The goal of this research is the design and construction of short-period helical undulators for the International Linear Collider (ILC) thereby addressing a specified accelerator-technology requirement. The positron supply for the ILC will be generated by shining a 285 kW beam of 10 MeV photons onto a metallic target. The photons themselves are to be generated from a series of 100 2-m-long short-period double-helical undulator units energized by a 150 GeV electron beam. We will develop a special Nb3Sn insulated strand for the winding of the undulator. A three-stage R & amp;D program is planned in which: (1) superconducting strand is developed and manufactured, (2) Based on the FEM modeled design from Phase I, a 12 mm period undulator will be wound on armatures with optimized designs and tested, (3) FEM modeling will be used to optimize the geometry design of the armature, recommendations will be made for the design and construction of undulators with shorter periods. , (4) The designs and construction of undulators with shorter periods, 12 mm, 11.5mm, 11 m and 10 mm, will be wound and tested.
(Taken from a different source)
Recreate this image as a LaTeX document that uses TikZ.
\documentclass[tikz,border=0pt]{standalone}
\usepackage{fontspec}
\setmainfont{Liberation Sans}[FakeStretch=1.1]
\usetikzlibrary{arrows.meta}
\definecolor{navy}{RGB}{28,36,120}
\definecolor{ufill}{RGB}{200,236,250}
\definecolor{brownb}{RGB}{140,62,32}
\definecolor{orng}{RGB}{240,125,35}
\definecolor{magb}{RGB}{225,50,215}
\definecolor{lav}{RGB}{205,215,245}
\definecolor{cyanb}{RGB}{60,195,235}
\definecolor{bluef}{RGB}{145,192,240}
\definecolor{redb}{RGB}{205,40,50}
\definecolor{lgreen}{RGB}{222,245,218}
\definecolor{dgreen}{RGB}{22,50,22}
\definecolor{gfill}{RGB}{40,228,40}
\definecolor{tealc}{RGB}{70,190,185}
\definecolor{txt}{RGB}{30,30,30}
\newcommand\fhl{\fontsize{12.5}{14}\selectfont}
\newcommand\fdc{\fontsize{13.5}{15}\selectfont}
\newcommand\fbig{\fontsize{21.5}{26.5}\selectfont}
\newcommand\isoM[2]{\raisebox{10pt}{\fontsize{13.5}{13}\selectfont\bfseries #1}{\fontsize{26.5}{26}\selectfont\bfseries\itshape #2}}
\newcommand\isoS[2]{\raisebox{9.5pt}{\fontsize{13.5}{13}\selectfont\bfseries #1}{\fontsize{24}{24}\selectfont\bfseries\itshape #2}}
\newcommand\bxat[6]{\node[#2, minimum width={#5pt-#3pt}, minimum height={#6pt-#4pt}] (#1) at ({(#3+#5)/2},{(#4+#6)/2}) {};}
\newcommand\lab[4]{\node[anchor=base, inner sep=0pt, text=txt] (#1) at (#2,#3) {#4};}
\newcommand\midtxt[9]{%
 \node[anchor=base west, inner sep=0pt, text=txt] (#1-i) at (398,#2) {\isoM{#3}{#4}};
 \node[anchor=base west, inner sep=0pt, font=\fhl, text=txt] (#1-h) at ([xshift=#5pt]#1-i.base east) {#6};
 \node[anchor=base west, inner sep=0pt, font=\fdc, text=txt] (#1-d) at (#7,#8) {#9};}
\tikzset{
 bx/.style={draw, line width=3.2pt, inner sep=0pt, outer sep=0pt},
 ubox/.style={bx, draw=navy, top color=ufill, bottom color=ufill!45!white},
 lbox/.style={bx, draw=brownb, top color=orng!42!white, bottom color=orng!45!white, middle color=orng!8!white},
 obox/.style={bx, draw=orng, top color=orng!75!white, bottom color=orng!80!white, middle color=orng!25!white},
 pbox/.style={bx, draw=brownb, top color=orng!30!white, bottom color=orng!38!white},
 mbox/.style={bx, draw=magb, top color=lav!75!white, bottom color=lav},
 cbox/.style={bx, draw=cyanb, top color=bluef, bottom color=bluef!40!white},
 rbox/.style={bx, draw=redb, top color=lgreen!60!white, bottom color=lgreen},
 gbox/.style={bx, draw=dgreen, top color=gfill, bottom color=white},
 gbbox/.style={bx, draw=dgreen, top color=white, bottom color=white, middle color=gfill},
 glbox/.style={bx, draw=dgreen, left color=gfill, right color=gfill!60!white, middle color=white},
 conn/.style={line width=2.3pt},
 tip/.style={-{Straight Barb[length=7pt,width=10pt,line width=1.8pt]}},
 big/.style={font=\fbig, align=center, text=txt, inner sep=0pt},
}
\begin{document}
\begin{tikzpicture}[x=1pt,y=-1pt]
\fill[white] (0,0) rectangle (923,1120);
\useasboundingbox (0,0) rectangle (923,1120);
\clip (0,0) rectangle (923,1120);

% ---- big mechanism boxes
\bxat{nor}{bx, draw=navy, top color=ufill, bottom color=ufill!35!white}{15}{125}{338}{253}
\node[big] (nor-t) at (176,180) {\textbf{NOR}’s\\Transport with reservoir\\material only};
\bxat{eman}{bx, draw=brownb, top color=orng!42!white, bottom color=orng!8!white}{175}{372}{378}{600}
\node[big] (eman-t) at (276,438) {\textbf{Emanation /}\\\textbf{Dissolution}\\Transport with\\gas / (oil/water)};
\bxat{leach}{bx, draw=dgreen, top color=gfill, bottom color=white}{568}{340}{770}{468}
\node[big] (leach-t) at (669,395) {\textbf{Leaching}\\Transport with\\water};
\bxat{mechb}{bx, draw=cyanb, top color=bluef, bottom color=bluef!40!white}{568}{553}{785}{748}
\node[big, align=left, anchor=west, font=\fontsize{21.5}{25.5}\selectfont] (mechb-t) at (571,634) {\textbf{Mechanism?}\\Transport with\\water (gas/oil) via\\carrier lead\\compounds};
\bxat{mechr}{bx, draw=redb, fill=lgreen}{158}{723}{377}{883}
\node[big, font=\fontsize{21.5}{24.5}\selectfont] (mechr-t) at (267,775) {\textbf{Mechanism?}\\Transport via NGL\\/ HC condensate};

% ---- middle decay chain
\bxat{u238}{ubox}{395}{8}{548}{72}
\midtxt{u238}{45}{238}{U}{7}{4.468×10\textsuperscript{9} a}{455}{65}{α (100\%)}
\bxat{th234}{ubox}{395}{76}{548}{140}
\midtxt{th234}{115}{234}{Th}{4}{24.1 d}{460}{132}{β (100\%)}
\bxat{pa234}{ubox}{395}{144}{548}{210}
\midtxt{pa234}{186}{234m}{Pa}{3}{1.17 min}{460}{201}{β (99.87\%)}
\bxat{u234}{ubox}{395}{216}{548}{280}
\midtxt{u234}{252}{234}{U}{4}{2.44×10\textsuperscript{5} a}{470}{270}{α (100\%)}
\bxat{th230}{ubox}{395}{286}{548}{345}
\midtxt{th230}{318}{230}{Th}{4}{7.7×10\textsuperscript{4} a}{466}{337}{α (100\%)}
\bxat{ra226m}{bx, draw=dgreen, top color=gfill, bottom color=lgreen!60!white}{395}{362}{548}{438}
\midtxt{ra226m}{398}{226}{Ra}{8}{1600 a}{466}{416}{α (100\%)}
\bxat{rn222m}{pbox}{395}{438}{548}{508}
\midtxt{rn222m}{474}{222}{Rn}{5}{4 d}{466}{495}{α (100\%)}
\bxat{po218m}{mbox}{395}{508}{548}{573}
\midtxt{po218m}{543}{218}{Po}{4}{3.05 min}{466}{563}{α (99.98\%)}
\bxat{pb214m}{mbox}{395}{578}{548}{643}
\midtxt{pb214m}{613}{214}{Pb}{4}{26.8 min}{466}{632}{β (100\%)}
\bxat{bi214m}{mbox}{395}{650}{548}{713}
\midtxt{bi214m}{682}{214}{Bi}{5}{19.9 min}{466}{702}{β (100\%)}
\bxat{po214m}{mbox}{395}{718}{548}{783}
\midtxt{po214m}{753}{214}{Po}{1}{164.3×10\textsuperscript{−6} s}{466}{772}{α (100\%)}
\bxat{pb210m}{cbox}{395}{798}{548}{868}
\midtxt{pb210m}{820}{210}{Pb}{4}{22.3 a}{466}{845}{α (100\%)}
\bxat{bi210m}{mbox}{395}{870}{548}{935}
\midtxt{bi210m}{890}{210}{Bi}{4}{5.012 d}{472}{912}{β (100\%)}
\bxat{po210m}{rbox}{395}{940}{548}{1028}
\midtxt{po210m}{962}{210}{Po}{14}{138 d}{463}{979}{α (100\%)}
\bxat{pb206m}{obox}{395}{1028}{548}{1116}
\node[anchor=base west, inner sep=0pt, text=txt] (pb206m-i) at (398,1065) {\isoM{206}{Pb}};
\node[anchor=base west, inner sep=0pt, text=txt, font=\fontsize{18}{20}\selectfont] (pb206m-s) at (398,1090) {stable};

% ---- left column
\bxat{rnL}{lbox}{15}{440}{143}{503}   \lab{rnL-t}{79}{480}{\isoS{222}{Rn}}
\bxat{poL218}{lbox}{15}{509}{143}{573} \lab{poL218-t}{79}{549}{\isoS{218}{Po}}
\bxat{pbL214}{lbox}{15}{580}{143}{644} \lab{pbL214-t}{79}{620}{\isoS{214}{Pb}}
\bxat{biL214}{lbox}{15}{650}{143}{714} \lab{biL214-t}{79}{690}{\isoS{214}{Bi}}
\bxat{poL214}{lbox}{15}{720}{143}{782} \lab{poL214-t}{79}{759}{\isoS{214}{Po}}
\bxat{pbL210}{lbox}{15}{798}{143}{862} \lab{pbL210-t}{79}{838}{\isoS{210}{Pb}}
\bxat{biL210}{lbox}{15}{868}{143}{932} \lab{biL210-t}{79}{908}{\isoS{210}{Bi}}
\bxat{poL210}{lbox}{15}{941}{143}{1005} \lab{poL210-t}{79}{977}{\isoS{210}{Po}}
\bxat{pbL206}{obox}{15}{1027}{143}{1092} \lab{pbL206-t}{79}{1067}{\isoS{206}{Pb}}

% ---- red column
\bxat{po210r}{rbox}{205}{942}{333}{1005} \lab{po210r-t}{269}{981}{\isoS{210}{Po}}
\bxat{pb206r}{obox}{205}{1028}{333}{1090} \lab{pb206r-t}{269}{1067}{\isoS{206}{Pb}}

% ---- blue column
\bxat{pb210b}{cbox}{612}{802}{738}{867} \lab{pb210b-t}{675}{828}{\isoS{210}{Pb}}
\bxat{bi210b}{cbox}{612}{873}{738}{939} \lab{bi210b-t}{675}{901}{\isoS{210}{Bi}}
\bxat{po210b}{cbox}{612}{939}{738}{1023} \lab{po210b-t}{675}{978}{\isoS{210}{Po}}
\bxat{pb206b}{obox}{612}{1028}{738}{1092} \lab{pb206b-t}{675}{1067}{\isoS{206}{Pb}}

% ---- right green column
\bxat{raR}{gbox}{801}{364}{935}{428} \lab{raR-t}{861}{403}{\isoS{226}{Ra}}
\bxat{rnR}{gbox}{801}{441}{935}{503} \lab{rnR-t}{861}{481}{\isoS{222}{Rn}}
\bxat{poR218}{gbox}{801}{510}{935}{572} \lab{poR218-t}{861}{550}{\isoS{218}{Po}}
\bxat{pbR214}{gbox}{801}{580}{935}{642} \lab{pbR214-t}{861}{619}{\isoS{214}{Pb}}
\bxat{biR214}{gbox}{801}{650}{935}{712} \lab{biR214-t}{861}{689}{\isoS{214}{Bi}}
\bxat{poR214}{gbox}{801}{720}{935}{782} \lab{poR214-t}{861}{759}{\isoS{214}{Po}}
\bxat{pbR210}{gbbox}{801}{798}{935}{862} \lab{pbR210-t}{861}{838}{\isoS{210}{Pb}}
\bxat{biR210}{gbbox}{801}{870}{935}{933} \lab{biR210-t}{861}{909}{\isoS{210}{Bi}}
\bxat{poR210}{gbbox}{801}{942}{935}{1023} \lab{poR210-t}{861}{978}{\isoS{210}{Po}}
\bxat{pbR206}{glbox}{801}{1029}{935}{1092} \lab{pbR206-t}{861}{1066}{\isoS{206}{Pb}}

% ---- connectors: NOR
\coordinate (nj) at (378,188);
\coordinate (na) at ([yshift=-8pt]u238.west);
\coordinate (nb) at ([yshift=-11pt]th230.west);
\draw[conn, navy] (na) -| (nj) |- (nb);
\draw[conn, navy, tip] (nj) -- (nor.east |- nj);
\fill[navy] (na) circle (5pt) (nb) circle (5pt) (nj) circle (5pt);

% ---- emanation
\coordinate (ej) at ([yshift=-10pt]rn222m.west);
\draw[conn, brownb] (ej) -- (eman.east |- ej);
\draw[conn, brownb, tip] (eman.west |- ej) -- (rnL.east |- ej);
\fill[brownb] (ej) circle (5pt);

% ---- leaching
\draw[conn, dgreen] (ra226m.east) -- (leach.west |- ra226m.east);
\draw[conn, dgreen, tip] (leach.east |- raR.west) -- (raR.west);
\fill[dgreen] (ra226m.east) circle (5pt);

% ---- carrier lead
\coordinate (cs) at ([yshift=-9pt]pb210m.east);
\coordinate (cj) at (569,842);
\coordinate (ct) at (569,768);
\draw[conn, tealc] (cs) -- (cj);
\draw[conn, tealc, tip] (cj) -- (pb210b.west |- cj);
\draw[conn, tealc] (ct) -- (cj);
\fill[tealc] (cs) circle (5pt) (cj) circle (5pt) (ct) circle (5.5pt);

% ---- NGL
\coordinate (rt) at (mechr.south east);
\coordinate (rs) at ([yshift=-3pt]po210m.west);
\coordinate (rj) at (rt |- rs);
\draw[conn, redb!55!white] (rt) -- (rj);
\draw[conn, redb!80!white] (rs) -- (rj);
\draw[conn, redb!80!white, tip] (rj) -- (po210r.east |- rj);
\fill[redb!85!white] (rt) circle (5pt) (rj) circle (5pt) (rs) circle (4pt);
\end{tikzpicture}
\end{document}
An innovative tube-type Nb3Sn conductor intended for stable operation at 4 K in the field range below 4 T has been developed and insulated, and 14 mm period undulator was made and tested successfully. The overall Phase-I successful experience will provide a basis for the full FEM modeling, designing, and testing of shorter period helical undulator to be wound from fine-filament, stable, Nb3Sn strand. Commercial Applications and Other Benefits: The strand manufacturing and coil design/winding experience developed under this program will have wide ranging benefits. Tube-type Nb3Sn strand, characterized by its flux-jump stability at low fields and low persistent-current magnetization will find many accelerator applications. It will benefit the winding of: (i) light-source wiggler and undulator magnets in general, (ii) hadron-collider dipoles. Furthermore, undulators developed under the program will facilitate the upgrading of synchrotron light sources worldwide.